The desperado Reagan was chasing in the Florida primary was only Gerry Ford, stumbling, bumbling, but still president--and staid Republicans love their incumbents. Reagan got his voters committed early--it looked like he was off to a steaming start--but the Republicans on the patios sat back undecided and finally, safely, went to Ford. Reagan wilted, 53-47.
Even the Wall Street Journal, which had editorialized for months against Ford's "misrepresentations" of Reagan's positions, saw the light and the Reagan fade. Two days ago, the Journal ran a full-column-plus article on the disintegration of Reagan's campaign strategy, with all sorts of desperate-sounding quotes from campaign managers.

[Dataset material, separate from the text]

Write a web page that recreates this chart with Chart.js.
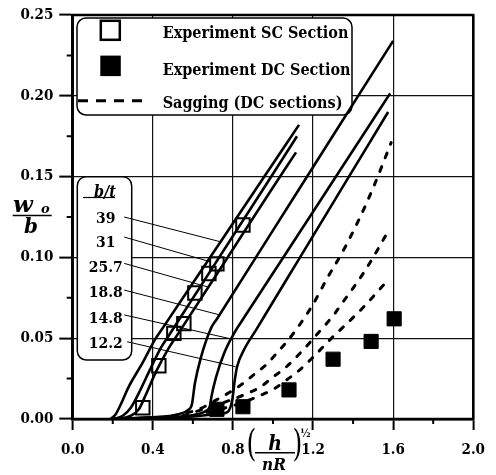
<!DOCTYPE html>
<html><head><meta charset="utf-8">
<script src="https://cdn.jsdelivr.net/npm/chart.js@4/dist/chart.umd.min.js"></script>
<style>html,body{margin:0;padding:0;background:#fff;}canvas{display:block;}</style>
</head><body>
<canvas id="c" width="496" height="475"></canvas>
<script>
// ---- data (x = (h/nR)^1/2, y = w0/b) ----
const btLabels = ['39', '31', '25.7', '18.8', '14.8', '12.2'];
const curve39   = [[0.19,0.000],[0.215,0.003],[0.24,0.009],[0.28,0.020],[0.35,0.035],[0.41,0.049],[0.45,0.0564],[0.60,0.0841],[0.90,0.1395],[1.13,0.182]];
const curve31   = [[0.21,0.000],[0.25,0.002],[0.29,0.007],[0.33,0.016],[0.38,0.029],[0.44,0.044],[0.48,0.0517],[0.70,0.094],[0.95,0.142],[1.12,0.175]];
const curve25_7 = [[0.23,0.000],[0.29,0.002],[0.33,0.006],[0.365,0.015],[0.415,0.029],[0.48,0.044],[0.52,0.0516],[0.75,0.0955],[0.98,0.1395],[1.115,0.165]];
const curve18_8 = [[0.19,0.000],[0.38,0.001],[0.53,0.003],[0.575,0.0055],[0.595,0.009],[0.61,0.022],[0.64,0.038],[0.69,0.056],[0.72,0.0619],[1.00,0.1167],[1.30,0.1754],[1.60,0.234]];
const curve14_8 = [[0.19,0.000],[0.43,0.001],[0.625,0.003],[0.665,0.005],[0.685,0.008],[0.693,0.014],[0.716,0.026],[0.757,0.041],[0.815,0.055],[0.85,0.0617],[1.07,0.1035],[1.33,0.153],[1.585,0.2015]];
const curve12_2 = [[0.19,0.000],[0.53,0.001],[0.725,0.003],[0.775,0.0045],[0.797,0.012],[0.807,0.022],[0.82,0.032],[0.856,0.043],[0.915,0.055],[0.95,0.0622],[1.135,0.100],[1.355,0.145],[1.575,0.190]];
const saggingA = [[0.50,0.002],[0.63,0.006],[0.72,0.012],[0.79,0.017],[0.85,0.022],[0.91,0.028],[0.97,0.034],[1.02,0.041],[1.07,0.048],[1.12,0.056],[1.20,0.071],[1.27,0.087],[1.35,0.104],[1.42,0.121],[1.50,0.143],[1.59,0.171]];
const saggingB = [[0.55,0.002],[0.75,0.010],[0.875,0.016],[0.94,0.020],[1.00,0.026],[1.055,0.031],[1.11,0.0375],[1.16,0.044],[1.21,0.051],[1.26,0.058],[1.31,0.0655],[1.35,0.0725],[1.40,0.081],[1.45,0.090],[1.50,0.100],[1.565,0.114]];
const saggingC = [[0.60,0.002],[0.82,0.009],[0.945,0.015],[1.01,0.019],[1.06,0.0235],[1.12,0.029],[1.19,0.037],[1.30,0.051],[1.36,0.058],[1.45,0.069],[1.56,0.084]];
const expSCx = [0.35, 0.43, 0.505, 0.555, 0.61, 0.68, 0.72, 0.85];
const expSCy = [0.007, 0.033, 0.053, 0.059, 0.078, 0.090, 0.096, 0.120];
const expDCx = [0.72, 0.85, 1.08, 1.30, 1.49, 1.605];
const expDCy = [0.006, 0.0076, 0.018, 0.037, 0.048, 0.062];
// leader lines from b/t labels to the curves
const leaders = [
  [[0.257,0.1250],[0.734,0.1098]],
  [[0.257,0.1126],[0.690,0.0972]],
  [[0.257,0.0963],[0.675,0.0817]],
  [[0.257,0.0798],[0.734,0.0644]],
  [[0.257,0.0644],[0.779,0.0499]],
  [[0.272,0.0478],[0.813,0.0324]]
];
const xMinorTicks = [0.2, 0.6, 1.0, 1.4, 1.8];
const yMinorTicks = [0.025, 0.075, 0.125, 0.175, 0.225];
const legendTexts = ['Experiment SC Section', 'Experiment DC Section', 'Sagging (DC sections)'];

// ---- build ----
const FAM = "'DejaVu Serif Condensed','DejaVu Serif',serif";
const FAM2 = "'DejaVu Serif',serif";
const pts = a => a.map(p => ({x: p[0], y: p[1]}));
const zip = (xs, ys) => xs.map((x, i) => ({x, y: ys[i]}));

const datasets = [];
datasets.push({data: zip(expDCx, expDCy), pointStyle: 'rect', pointRadius: 10, backgroundColor: '#000', borderColor: '#000', borderWidth: 1, showLine: false});
datasets.push({data: zip(expSCx, expSCy), pointStyle: 'rect', pointRadius: 9.5, backgroundColor: 'rgba(0,0,0,0)', borderColor: '#000', borderWidth: 2, showLine: false});
[curve39, curve31, curve25_7, curve18_8, curve14_8, curve12_2].forEach(c => datasets.push({
  data: pts(c), showLine: true, borderColor: '#000', borderWidth: 2.6, pointRadius: 0, cubicInterpolationMode: 'monotone', fill: false
}));
[saggingA, saggingB, saggingC].forEach(c => datasets.push({
  data: pts(c), showLine: true, borderColor: '#000', borderWidth: 3, borderDash: [5, 9.5], borderCapStyle: 'round', pointRadius: 0, cubicInterpolationMode: 'monotone', fill: false
}));
leaders.forEach(c => datasets.push({data: pts(c), showLine: true, borderColor: '#000', borderWidth: 1, pointRadius: 0, fill: false}));

function rr(ctx, x, y, w, h, r) {
  ctx.beginPath();
  ctx.moveTo(x + r, y);
  ctx.arcTo(x + w, y, x + w, y + h, r);
  ctx.arcTo(x + w, y + h, x, y + h, r);
  ctx.arcTo(x, y + h, x, y, r);
  ctx.arcTo(x, y, x + w, y, r);
  ctx.closePath();
}

const deco = {
  id: 'deco',
  beforeDatasetsDraw(chart) {
    const {ctx, chartArea: a} = chart;
    const L = a.left, T = a.top;
    ctx.save();
    rr(ctx, L + 4.3, T + 3, 275, 97, 9);
    ctx.fillStyle = '#fff'; ctx.fill();
    ctx.lineWidth = 1.5; ctx.strokeStyle = '#000'; ctx.stroke();
    rr(ctx, L + 4.6, T + 161.7, 54.4, 183.3, 9);
    ctx.fill(); ctx.stroke();
    ctx.lineWidth = 2.5;
    ctx.strokeRect(L + 28.1, T + 5.8, 19, 19);
    ctx.fillStyle = '#000';
    ctx.fillRect(L + 27.6, T + 40.6, 20.5, 20.5);
    ctx.setLineDash([10, 8]); ctx.lineWidth = 3;
    ctx.beginPath(); ctx.moveTo(L + 5.3, T + 85.7); ctx.lineTo(L + 70.3, T + 85.7); ctx.stroke();
    ctx.setLineDash([]);
    ctx.font = 'bold 16px ' + FAM;
    ctx.textAlign = 'left'; ctx.textBaseline = 'alphabetic';
    const by = [23, 60, 93];
    legendTexts.forEach((t, i) => ctx.fillText(t, L + 90, T + by[i]));
    ctx.font = 'italic bold 16px ' + FAM;
    ctx.textAlign = 'center';
    ctx.fillText('b/t', L + 32.3, T + 182);
    ctx.lineWidth = 1.2;
    ctx.beginPath(); ctx.moveTo(L + 10.3, T + 182.5); ctx.lineTo(L + 42.3, T + 182.5); ctx.stroke();
    ctx.font = 'bold 15.5px ' + FAM;
    const ly = [208, 231.7, 256.7, 281.7, 308.3, 333.3];
    btLabels.forEach((t, i) => ctx.fillText(t, L + 33, T + ly[i]));
    ctx.restore();
  },
  afterDatasetsDraw(chart) {
    const {ctx, chartArea: a, scales: {x, y}} = chart;
    ctx.save();
    ctx.strokeStyle = '#000'; ctx.lineWidth = 2.5;
    ctx.strokeRect(a.left, a.top, a.right - a.left, a.bottom - a.top);
    ctx.lineWidth = 2;
    ctx.beginPath();
    xMinorTicks.forEach(v => { const px = x.getPixelForValue(v); ctx.moveTo(px, a.bottom); ctx.lineTo(px, a.bottom + 5); });
    yMinorTicks.forEach(v => { const py = y.getPixelForValue(v); ctx.moveTo(a.left - 6, py); ctx.lineTo(a.left, py); });
    ctx.stroke();
    ctx.restore();
  },
  afterDraw(chart) {
    const {ctx} = chart;
    ctx.save();
    ctx.fillStyle = '#000'; ctx.strokeStyle = '#000';
    ctx.textBaseline = 'alphabetic';
    // y title: w_o / b
    ctx.textAlign = 'left';
    ctx.font = 'italic bold 23px ' + FAM2;
    ctx.fillText('w', 13, 212);
    ctx.font = 'italic bold 13px ' + FAM2;
    ctx.fillText('o', 41, 213);
    ctx.lineWidth = 1.6;
    ctx.beginPath(); ctx.moveTo(12.7, 215.5); ctx.lineTo(51.7, 215.5); ctx.stroke();
    ctx.textAlign = 'center';
    ctx.font = 'italic bold 20px ' + FAM2;
    ctx.fillText('b', 31, 233);
    // x title: (h / nR)^1/2
    ctx.save();
    ctx.font = '28px ' + FAM;
    ctx.translate(251.5, 446.5); ctx.scale(1, 1.3);
    ctx.textBaseline = 'middle';
    ctx.fillText('(', 0, 0);
    ctx.restore();
    ctx.save();
    ctx.font = '28px ' + FAM;
    ctx.translate(297.5, 446.5); ctx.scale(1, 1.3);
    ctx.textBaseline = 'middle';
    ctx.fillText(')', 0, 0);
    ctx.restore();
    ctx.font = 'italic bold 21px ' + FAM;
    ctx.fillText('h', 275, 450);
    ctx.lineWidth = 1.5;
    ctx.beginPath(); ctx.moveTo(255, 452.7); ctx.lineTo(295, 452.7); ctx.stroke();
    ctx.font = 'italic bold 17px ' + FAM;
    ctx.fillText('nR', 274, 470);
    ctx.font = 'bold 11px ' + FAM;
    ctx.fillText('\u00bd', 305.5, 437);
    ctx.restore();
  }
};

Chart.defaults.font.family = FAM;
Chart.defaults.font.weight = 'bold';
Chart.defaults.font.size = 15;
Chart.defaults.color = '#000';

new Chart(document.getElementById('c'), {
  type: 'scatter',
  data: {datasets},
  options: {
    responsive: false, animation: false, devicePixelRatio: 1,
    layout: {padding: {top: 15, right: 16.7, left: 0, bottom: 0}},
    plugins: {legend: {display: false}, tooltip: {enabled: false}},
    elements: {line: {tension: 0}},
    scales: {
      x: {
        type: 'linear', min: 0, max: 2.0,
        afterFit(s) { s.height = 56; },
        ticks: {stepSize: 0.4, callback: v => Number(v).toFixed(1), padding: 11, maxRotation: 0, autoSkip: false, font: {size: 15, weight: 'bold', family: FAM}, color: '#000'},
        grid: {color: '#111', lineWidth: 1.2, tickLength: 11, tickWidth: 2, tickColor: '#000'},
        border: {display: true, width: 2.5, color: '#000'}
      },
      y: {
        type: 'linear', min: 0, max: 0.25,
        afterFit(s) { s.width = 72.7; },
        ticks: {stepSize: 0.05, callback: v => Number(v).toFixed(2), padding: 6, font: {size: 15, weight: 'bold', family: FAM}, color: '#000'},
        grid: {color: '#111', lineWidth: 1.2, tickLength: 13.4, tickWidth: 2, tickColor: '#000'},
        border: {display: true, width: 2.5, color: '#000'}
      }
    }
  },
  plugins: [deco]
});
</script>
</body></html>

On the Democratic side, Jimmy Carter won the Florida primary with the same "winner" tactics he's been using for a year now: don't say anything, don't take stands, don't offend anyone, smile. The polyester business people across Florida's midsection, centered on Disneyworld in Orlando, went for Carter because they perceived him as the candidate least likely to make changes.
Carter also took most of the liberal vote in Florida. It was a sad-and-sick-and-sunk-amongst-the-sharks liberal vote, but the idea was to stop Wallace, and stop Wallace they did. George Wallace drew only 31 per cent of the Democratic vote, against Carter's 34 in a state where he swamped the field with 42 per cent in 1972.
With Wallace and Carter, the story is their personalities. With Scoop Jackson, who has no personality, the only story is his money. Jackson ran for president in 1972, and raked in the campaign funds from American Jews (who like his hard line on detente and Soviet emigration), such home-state companies as Boeing, and old-line Democratic givers. Jackson kept up the fund-raising effort even after his 1972 campaign folded--so that he came into 1976 with more money than anyone else--most of it large gifts from before the Campaign Practices Act, which limited gifts to $5000, went into effect.
But the financial crunch is hard on candidates as well as on cities. Bayh has closed shop, Harris is suspending activity for two months to raise money, Udall is spending the next month before Wisconsin soliciting funds, Wallace owes hundreds of thousands to his direct-mail firm, Carter is out there hustling short on cash. Jackson is no exception--he had $1.5 million cash on hand as of February 1--on February 28 he had $260,000.
New York is the payoff--Jackson did well in Massachusetts, and about as expected in Florida--but will Moynihan's endorsement play in Rochester? More than one liberal Democrat is worried about Jackson's foreign policy--their line is that Scoop's the one to start World War III. Jackson still has some liabilities from his bald-eagle stance of the Vietnam years. And yesterday three labor leaders, including Victor Gottbaum in New York, former Bayh campaigners, came out for Udall.